Required work: Leave out the pictures; transcribe all else exactly.

— Start Recorded information —

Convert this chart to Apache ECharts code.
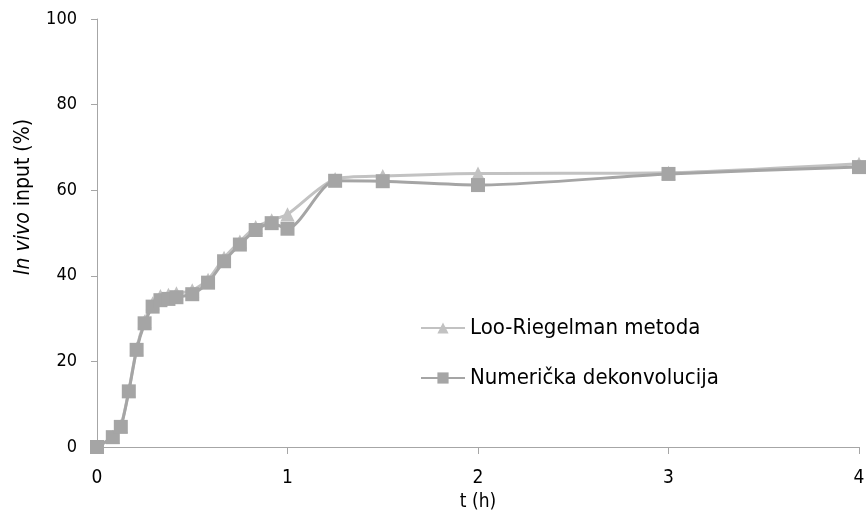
<!DOCTYPE html>
<html>
<head>
<meta charset="utf-8">
<script src="https://cdn.jsdelivr.net/npm/echarts@6/dist/echarts.min.js"></script>
<style>
  html, body { margin: 0; padding: 0; background: #fff; }
  #graf { width: 868px; height: 517px; }
</style>
</head>
<body>
<div id="graf"></div>
<script>
// vrijeme uzorkovanja (h)
const vrijeme = [0, 0.083, 0.125, 0.167, 0.208, 0.25, 0.292, 0.333, 0.375, 0.417, 0.5,
  0.583, 0.667, 0.75, 0.833, 0.917, 1, 1.25, 1.5, 2, 3, 4];
// in vivo input (%)
const looRiegelman = [0, 2.4, 4.9, 13.2, 23.0, 29.4, 33.6, 35.3, 35.6, 35.9, 36.6,
  39.1, 44.2, 48.0, 51.4, 53.0, 54.4, 62.6, 63.3, 63.9, 64.1, 66.2];
const numericka = [0, 2.3, 4.7, 13.0, 22.7, 28.9, 32.8, 34.3, 34.6, 35.0, 35.7,
  38.4, 43.4, 47.3, 50.7, 52.3, 51.0, 62.2, 62.1, 61.2, 63.8, 65.4];
const yTicks = [0, 20, 40, 60, 80, 100];

const font = "'Liberation Sans Narrow', 'DejaVu Sans Condensed', sans-serif";
const tinta = "#000";
const osovina = "#a6a6a6";

const parovi = (ys) => vrijeme.map((t, i) => [t, ys[i]]);

const chart = echarts.init(document.getElementById("graf"), null, { renderer: "canvas" });
chart.setOption({
  animation: false,
  textStyle: { fontFamily: font, color: tinta },
  grid: { left: 97, right: 9, top: 19, bottom: 70 },
  legend: {
    orient: "vertical",
    left: 415,
    top: 312,
    itemWidth: 44,
    itemHeight: 14,
    itemGap: 28,
    textStyle: { fontFamily: font, fontSize: 22, color: tinta },
    data: ["Loo-Riegelman metoda", "Numerička dekonvolucija"],
  },
  xAxis: {
    type: "value",
    min: 0,
    max: 4,
    interval: 1,
    name: "t (h)",
    nameLocation: "middle",
    nameGap: 44,
    nameTextStyle: { fontFamily: font, fontSize: 19, color: tinta },
    axisLine: { lineStyle: { color: osovina, width: 1 } },
    axisTick: { show: true, length: 7, lineStyle: { color: osovina } },
    axisLabel: { fontFamily: font, fontSize: 19, color: tinta, margin: 22 },
    splitLine: { show: false },
  },
  yAxis: {
    type: "value",
    min: yTicks[0],
    max: yTicks[yTicks.length - 1],
    interval: 20,
    name: "{i|In vivo} input (%)",
    nameLocation: "middle",
    nameGap: 63,
    nameRotate: 90,
    nameTextStyle: {
      fontFamily: font, fontSize: 21, color: tinta,
      padding: [0, 0, 0, 72],
      rich: { i: { fontStyle: "italic", fontFamily: font, fontSize: 21, color: tinta } },
    },
    axisLine: { show: true, lineStyle: { color: osovina, width: 1 } },
    axisTick: { show: true, length: 6, lineStyle: { color: osovina } },
    axisLabel: { fontFamily: font, fontSize: 18, color: tinta, margin: 20 },
    splitLine: { show: false },
  },
  series: [
    {
      name: "Loo-Riegelman metoda",
      type: "line",
      data: parovi(looRiegelman),
      smooth: 0.25,
      symbol: "triangle",
      symbolSize: 14,
      itemStyle: { color: "#c2c2c2" },
      lineStyle: { color: "#c2c2c2", width: 3 },
      z: 2,
    },
    {
      name: "Numerička dekonvolucija",
      type: "line",
      data: parovi(numericka),
      smooth: 0.25,
      symbol: "rect",
      symbolSize: 14,
      itemStyle: { color: "#a5a5a5" },
      lineStyle: { color: "#a5a5a5", width: 3 },
      z: 3,
    },
  ],
});
</script>
</body>
</html>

— End Recorded information —

Response to the exercise:
Convert this chart to Apache ECharts code.
<!DOCTYPE html>
<html>
<head>
<meta charset="utf-8">
<script src="https://cdn.jsdelivr.net/npm/echarts@6/dist/echarts.min.js"></script>
<style>
  html, body { margin: 0; padding: 0; background: #fff; }
  #graf { width: 868px; height: 517px; }
</style>
</head>
<body>
<div id="graf"></div>
<script>
// vrijeme uzorkovanja (h)
const vrijeme = [0, 0.083, 0.125, 0.167, 0.208, 0.25, 0.292, 0.333, 0.375, 0.417, 0.5,
  0.583, 0.667, 0.75, 0.833, 0.917, 1, 1.25, 1.5, 2, 3, 4];
// in vivo input (%)
const looRiegelman = [0, 2.4, 4.9, 13.2, 23.0, 29.4, 33.6, 35.3, 35.6, 35.9, 36.6,
  39.1, 44.2, 48.0, 51.4, 53.0, 54.4, 62.6, 63.3, 63.9, 64.1, 66.2];
const numericka = [0, 2.3, 4.7, 13.0, 22.7, 28.9, 32.8, 34.3, 34.6, 35.0, 35.7,
  38.4, 43.4, 47.3, 50.7, 52.3, 51.0, 62.2, 62.1, 61.2, 63.8, 65.4];
const yTicks = [0, 20, 40, 60, 80, 100];

const font = "'Liberation Sans Narrow', 'DejaVu Sans Condensed', sans-serif";
const tinta = "#000";
const osovina = "#a6a6a6";

const parovi = (ys) => vrijeme.map((t, i) => [t, ys[i]]);

const chart = echarts.init(document.getElementById("graf"), null, { renderer: "canvas" });
chart.setOption({
  animation: false,
  textStyle: { fontFamily: font, color: tinta },
  grid: { left: 97, right: 9, top: 19, bottom: 70 },
  legend: {
    orient: "vertical",
    left: 415,
    top: 312,
    itemWidth: 44,
    itemHeight: 14,
    itemGap: 28,
    textStyle: { fontFamily: font, fontSize: 22, color: tinta },
    data: ["Loo-Riegelman metoda", "Numerička dekonvolucija"],
  },
  xAxis: {
    type: "value",
    min: 0,
    max: 4,
    interval: 1,
    name: "t (h)",
    nameLocation: "middle",
    nameGap: 44,
    nameTextStyle: { fontFamily: font, fontSize: 19, color: tinta },
    axisLine: { lineStyle: { color: osovina, width: 1 } },
    axisTick: { show: true, length: 7, lineStyle: { color: osovina } },
    axisLabel: { fontFamily: font, fontSize: 19, color: tinta, margin: 22 },
    splitLine: { show: false },
  },
  yAxis: {
    type: "value",
    min: yTicks[0],
    max: yTicks[yTicks.length - 1],
    interval: 20,
    name: "{i|In vivo} input (%)",
    nameLocation: "middle",
    nameGap: 63,
    nameRotate: 90,
    nameTextStyle: {
      fontFamily: font, fontSize: 21, color: tinta,
      padding: [0, 0, 0, 72],
      rich: { i: { fontStyle: "italic", fontFamily: font, fontSize: 21, color: tinta } },
    },
    axisLine: { show: true, lineStyle: { color: osovina, width: 1 } },
    axisTick: { show: true, length: 6, lineStyle: { color: osovina } },
    axisLabel: { fontFamily: font, fontSize: 18, color: tinta, margin: 20 },
    splitLine: { show: false },
  },
  series: [
    {
      name: "Loo-Riegelman metoda",
      type: "line",
      data: parovi(looRiegelman),
      smooth: 0.25,
      symbol: "triangle",
      symbolSize: 14,
      itemStyle: { color: "#c2c2c2" },
      lineStyle: { color: "#c2c2c2", width: 3 },
      z: 2,
    },
    {
      name: "Numerička dekonvolucija",
      type: "line",
      data: parovi(numericka),
      smooth: 0.25,
      symbol: "rect",
      symbolSize: 14,
      itemStyle: { color: "#a5a5a5" },
      lineStyle: { color: "#a5a5a5", width: 3 },
      z: 3,
    },
  ],
});
</script>
</body>
</html>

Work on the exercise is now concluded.